▶ **TASK TO CARRY OUT**
Up to and including the line with "Y COSTOS EN", write out the listing from its first line, minus the pictures.

>>>

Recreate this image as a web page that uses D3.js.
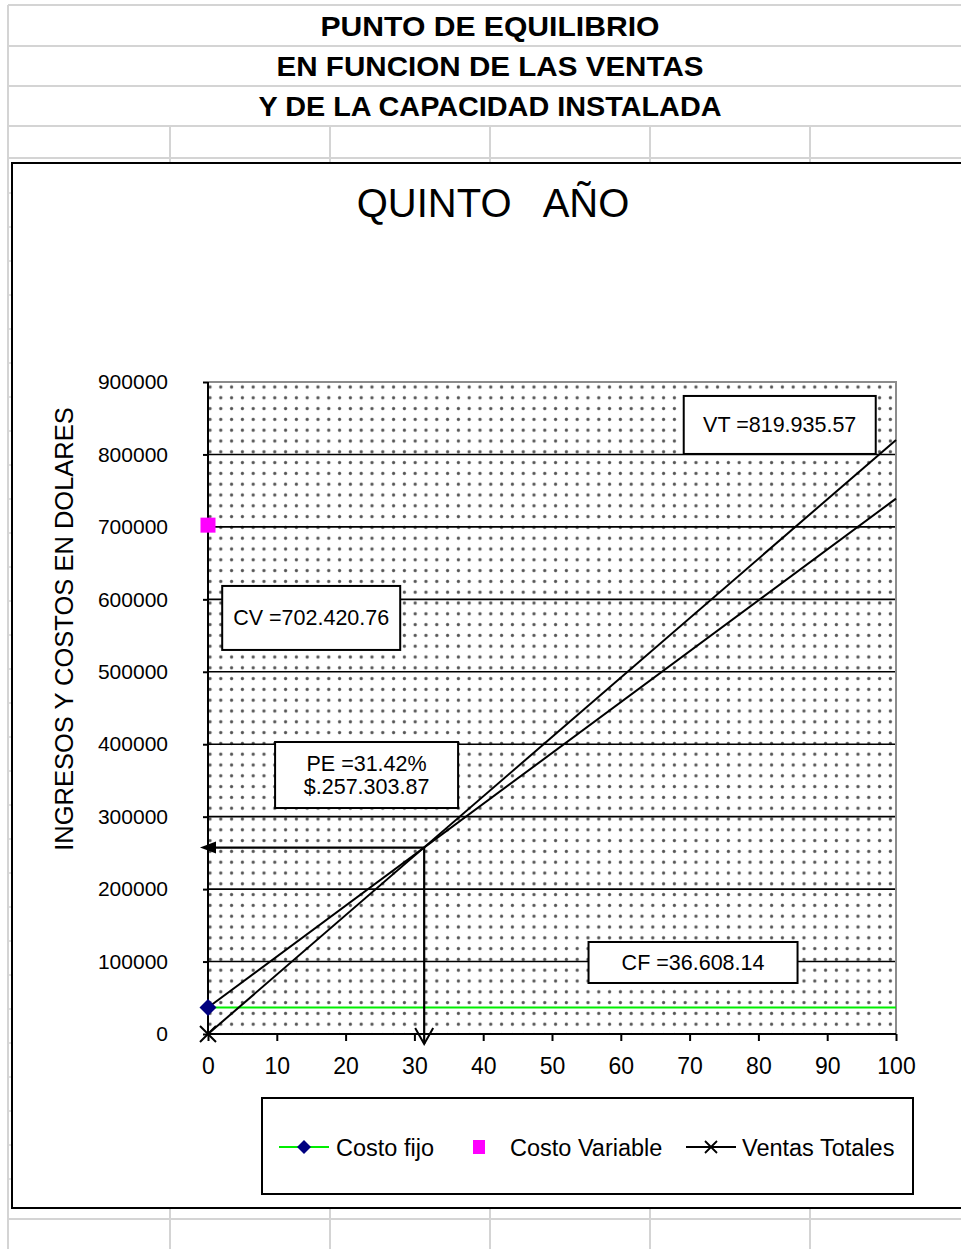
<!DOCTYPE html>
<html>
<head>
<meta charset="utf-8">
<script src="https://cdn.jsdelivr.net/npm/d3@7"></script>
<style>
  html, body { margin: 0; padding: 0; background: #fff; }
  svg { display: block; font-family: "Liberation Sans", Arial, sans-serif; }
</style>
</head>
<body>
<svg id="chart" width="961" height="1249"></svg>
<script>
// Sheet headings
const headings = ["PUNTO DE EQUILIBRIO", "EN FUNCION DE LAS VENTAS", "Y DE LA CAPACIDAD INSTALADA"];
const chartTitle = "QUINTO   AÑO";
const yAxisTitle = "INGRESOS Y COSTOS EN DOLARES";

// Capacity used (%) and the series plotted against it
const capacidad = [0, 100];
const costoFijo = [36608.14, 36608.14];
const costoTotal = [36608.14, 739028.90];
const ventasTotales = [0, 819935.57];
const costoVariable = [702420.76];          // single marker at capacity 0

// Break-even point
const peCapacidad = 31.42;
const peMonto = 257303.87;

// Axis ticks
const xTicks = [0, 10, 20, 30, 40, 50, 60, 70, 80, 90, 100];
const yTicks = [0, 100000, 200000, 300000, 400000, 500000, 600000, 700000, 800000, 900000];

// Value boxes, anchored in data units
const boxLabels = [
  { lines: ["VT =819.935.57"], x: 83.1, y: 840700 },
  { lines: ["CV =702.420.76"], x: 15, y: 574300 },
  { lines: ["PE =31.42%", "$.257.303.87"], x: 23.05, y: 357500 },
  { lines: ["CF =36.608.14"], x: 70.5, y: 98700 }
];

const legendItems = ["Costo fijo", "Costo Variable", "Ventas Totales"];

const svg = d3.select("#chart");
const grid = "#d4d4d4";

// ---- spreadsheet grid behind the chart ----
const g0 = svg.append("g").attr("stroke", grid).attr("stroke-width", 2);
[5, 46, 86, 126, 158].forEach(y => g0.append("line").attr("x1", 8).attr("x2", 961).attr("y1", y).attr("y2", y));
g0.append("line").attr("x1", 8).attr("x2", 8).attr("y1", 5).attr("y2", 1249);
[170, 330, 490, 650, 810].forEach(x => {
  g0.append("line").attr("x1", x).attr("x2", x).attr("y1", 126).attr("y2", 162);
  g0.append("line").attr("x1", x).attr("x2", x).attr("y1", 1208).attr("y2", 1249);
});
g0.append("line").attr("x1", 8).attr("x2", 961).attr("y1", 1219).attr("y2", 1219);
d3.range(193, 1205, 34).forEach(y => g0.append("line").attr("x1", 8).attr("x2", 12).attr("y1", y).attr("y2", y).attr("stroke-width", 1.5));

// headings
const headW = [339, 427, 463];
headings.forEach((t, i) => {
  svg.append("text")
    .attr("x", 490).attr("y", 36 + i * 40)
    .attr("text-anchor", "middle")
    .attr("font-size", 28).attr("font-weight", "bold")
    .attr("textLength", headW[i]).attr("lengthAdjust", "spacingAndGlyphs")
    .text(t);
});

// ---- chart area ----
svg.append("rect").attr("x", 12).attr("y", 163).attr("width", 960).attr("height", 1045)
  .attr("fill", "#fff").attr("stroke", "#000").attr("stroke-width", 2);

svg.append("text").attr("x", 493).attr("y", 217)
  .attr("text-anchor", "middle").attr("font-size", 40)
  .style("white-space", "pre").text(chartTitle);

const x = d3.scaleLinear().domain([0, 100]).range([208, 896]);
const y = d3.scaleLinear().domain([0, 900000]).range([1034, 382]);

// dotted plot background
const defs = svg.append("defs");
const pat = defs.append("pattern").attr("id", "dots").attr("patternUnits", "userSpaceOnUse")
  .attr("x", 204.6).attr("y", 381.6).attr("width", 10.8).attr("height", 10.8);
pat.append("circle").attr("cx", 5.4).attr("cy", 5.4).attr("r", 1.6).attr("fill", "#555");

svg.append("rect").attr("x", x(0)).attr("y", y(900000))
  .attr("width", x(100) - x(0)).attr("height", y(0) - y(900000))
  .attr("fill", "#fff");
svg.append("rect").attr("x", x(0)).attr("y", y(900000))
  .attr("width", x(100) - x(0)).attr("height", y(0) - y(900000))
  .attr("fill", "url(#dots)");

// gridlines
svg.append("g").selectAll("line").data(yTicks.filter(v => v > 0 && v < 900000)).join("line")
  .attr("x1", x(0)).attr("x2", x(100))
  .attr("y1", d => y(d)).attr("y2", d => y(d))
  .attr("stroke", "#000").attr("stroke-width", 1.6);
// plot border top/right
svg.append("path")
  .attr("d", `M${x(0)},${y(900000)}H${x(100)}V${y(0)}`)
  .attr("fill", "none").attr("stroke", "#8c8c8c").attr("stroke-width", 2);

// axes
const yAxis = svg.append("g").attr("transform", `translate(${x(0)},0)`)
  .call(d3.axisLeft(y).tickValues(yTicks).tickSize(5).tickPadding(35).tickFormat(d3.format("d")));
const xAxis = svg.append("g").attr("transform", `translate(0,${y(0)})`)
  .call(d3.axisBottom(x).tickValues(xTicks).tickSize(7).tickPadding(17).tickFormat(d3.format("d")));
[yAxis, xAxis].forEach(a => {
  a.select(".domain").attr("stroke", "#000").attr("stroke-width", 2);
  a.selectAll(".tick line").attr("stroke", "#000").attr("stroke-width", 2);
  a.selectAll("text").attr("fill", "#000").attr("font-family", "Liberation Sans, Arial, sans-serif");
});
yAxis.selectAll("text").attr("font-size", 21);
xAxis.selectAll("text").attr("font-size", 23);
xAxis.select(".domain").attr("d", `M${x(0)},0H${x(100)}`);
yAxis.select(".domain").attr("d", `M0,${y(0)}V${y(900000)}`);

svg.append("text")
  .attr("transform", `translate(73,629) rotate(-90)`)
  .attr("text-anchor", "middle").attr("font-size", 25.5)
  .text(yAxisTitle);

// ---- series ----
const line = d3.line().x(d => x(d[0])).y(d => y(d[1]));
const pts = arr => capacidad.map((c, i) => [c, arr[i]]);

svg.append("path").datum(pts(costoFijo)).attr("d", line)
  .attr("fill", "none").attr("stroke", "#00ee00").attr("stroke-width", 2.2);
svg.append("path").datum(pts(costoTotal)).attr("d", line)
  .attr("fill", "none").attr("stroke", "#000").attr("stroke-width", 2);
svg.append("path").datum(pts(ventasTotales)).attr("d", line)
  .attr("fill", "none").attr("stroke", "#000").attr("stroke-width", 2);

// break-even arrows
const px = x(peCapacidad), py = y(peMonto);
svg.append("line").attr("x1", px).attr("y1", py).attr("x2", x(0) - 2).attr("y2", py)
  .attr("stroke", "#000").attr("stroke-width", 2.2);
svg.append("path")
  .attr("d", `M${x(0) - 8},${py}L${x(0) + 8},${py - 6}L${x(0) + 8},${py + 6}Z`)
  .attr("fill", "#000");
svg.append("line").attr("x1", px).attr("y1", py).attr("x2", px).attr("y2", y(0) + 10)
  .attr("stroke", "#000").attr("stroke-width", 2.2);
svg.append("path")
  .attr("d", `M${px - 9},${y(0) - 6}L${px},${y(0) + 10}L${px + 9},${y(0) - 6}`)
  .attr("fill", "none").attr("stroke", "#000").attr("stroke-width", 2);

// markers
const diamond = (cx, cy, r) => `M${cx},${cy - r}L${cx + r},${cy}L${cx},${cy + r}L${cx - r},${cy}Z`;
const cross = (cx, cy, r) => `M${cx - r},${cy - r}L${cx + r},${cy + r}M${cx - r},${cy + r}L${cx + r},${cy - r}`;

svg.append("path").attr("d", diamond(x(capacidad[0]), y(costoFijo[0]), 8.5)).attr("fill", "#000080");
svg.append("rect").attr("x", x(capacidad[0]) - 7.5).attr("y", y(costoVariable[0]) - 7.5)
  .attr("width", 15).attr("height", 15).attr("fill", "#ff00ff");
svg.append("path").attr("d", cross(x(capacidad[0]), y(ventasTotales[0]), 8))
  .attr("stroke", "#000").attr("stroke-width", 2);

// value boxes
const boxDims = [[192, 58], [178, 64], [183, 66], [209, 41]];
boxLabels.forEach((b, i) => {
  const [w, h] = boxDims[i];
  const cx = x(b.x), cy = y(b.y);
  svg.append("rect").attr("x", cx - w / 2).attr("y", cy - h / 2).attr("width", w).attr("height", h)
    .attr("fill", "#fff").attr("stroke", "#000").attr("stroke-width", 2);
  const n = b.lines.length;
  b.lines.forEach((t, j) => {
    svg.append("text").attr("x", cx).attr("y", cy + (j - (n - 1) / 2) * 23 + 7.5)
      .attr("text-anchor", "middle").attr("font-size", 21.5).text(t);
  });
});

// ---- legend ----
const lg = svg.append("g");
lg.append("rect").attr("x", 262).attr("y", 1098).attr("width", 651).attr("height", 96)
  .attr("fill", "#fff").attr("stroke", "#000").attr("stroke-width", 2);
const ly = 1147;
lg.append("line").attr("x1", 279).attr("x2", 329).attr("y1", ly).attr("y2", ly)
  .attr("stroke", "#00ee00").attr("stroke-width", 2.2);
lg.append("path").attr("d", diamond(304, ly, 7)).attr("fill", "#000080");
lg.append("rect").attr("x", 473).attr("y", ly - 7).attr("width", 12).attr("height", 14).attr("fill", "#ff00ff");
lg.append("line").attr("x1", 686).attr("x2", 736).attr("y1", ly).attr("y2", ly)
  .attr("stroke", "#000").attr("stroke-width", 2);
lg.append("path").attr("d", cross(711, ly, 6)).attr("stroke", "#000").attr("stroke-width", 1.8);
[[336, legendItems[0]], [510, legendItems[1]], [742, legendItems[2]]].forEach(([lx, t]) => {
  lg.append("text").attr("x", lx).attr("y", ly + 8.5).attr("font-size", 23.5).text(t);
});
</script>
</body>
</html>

<<<

▶ **CORRECT RESPONSE**
Recreate this image as a web page that uses D3.js.
<!DOCTYPE html>
<html>
<head>
<meta charset="utf-8">
<script src="https://cdn.jsdelivr.net/npm/d3@7"></script>
<style>
  html, body { margin: 0; padding: 0; background: #fff; }
  svg { display: block; font-family: "Liberation Sans", Arial, sans-serif; }
</style>
</head>
<body>
<svg id="chart" width="961" height="1249"></svg>
<script>
// Sheet headings
const headings = ["PUNTO DE EQUILIBRIO", "EN FUNCION DE LAS VENTAS", "Y DE LA CAPACIDAD INSTALADA"];
const chartTitle = "QUINTO   AÑO";
const yAxisTitle = "INGRESOS Y COSTOS EN DOLARES";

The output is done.